June 18, 2022
Lessons Learned on Normalizing Monetary Policy
Federal Reserve Governor Christopher J. Waller
At “Monetary Policy at a Crossroads,” a panel discussion hosted by the Dallas Society for Computational Economics, Dallas, Texas
In addition to the Federal Reserve's emergency lending programs, the monetary policy actions taken during this time were deemed extraordinary. We swiftly lowered the target range for the federal funds rate to close to zero — the effective lower bound— and made an open-ended commitment to purchasing securities. It was only the second time that the Fed had taken such dramatic steps. But the first time for these actions was scarcely a decade ago, and there is good reason to think such a response may not be extraordinary anymore. Structural changes in the economy have tended to lower interest rates and limit the room that the Federal Reserve will have to cut rates during a slowdown.2 I hope we never have another two years like 2020 and 2021, but because of the low-interest-rate environment we now face, I believe that even in a typical recession there is a decent chance that we will be considering policy decisions in the future similar to those we made over the past two years.

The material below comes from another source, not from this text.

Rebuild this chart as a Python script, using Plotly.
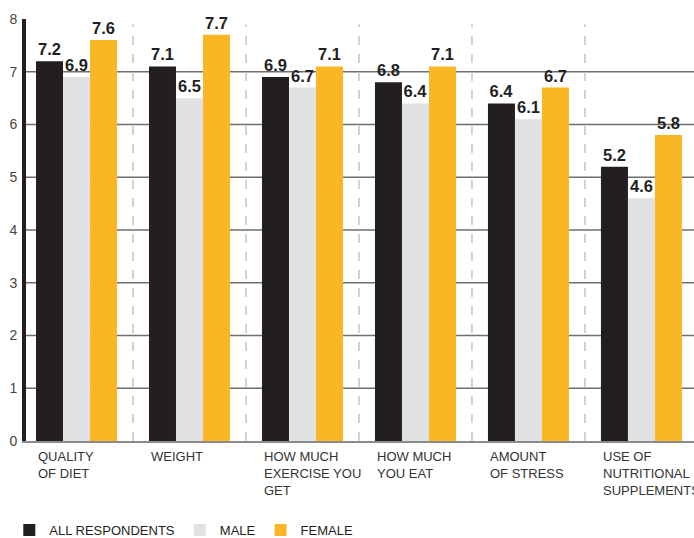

Because of that likelihood, it is especially useful to consider the lessons learned.
Let's start at the beginning, when the United States was faced with the economic shock from COVID-19. Over several weeks starting in early March 2020, the FOMC lowered the target range for the federal funds rate to the effective lower bound and began purchasing Treasuries and agency mortgage-backed securities (MBS). Meanwhile, the Fed established numerous liquidity and credit market facilities.3 All these actions were taken to support liquidity in the financial system and keep credit flowing to households, businesses and state and local governments. Asset purchases were undertaken in response to disruptions in financial markets, particularly in the normally stable U.S. Treasury market. Besides supporting smooth market functioning, asset purchases also aided in the transmission of monetary policy to broader financial conditions.
Financial markets stabilized relatively quickly. Over the course of 2020, the Fed's liquidity and credit facilities saw reduced demand and most of the emergency programs were decommissioned around year end. Perhaps the most straightforward takeaway for monetary policy is that in times of severe stress, lending facilities, along with sharp cuts to the federal funds rate and the introduction of large-scale asset purchases, are very effective in reviving the economy.
There are some other lessons, I think, from the experience of tightening monetary policy, a process which was put in motion by the guidance that the FOMC issued in 2020 about how long it would keep the federal funds rate at the effective lower bound and continue asset purchases. In September and December of 2020, the FOMC provided criteria or conditions in the meeting statement that would need to be met before the FOMC would consider raising interest rates and begin to reduce asset purchases, respectively. These conditions were, in effect, the FOMC's plan for starting the process of tightening policy. This guidance was short term, specific to the task of when to tighten policy in this current cycle, and focused on specific tools.
Let me make an important distinction here. A bit earlier, in August 2020, the Committee completed a multi-year review of our overall strategy for achieving and sustaining our economic goals. The strategy statement is very different than the tightening guidance — it is about longer-run goals, not specific actions related to the current circumstances. The goals in the strategy statement apply in all economic circumstances and don't include any details on the settings of policy tools. I mention this distinction because some have argued that the FOMC's new strategy was a factor that led the Committee to wait too long to begin tightening monetary policy. A bit later, I will explain why I do not believe this is the case, and I will explain how the guidance for tightening policy, laid out in the FOMC's post-meeting statements, was the basis for our decisions.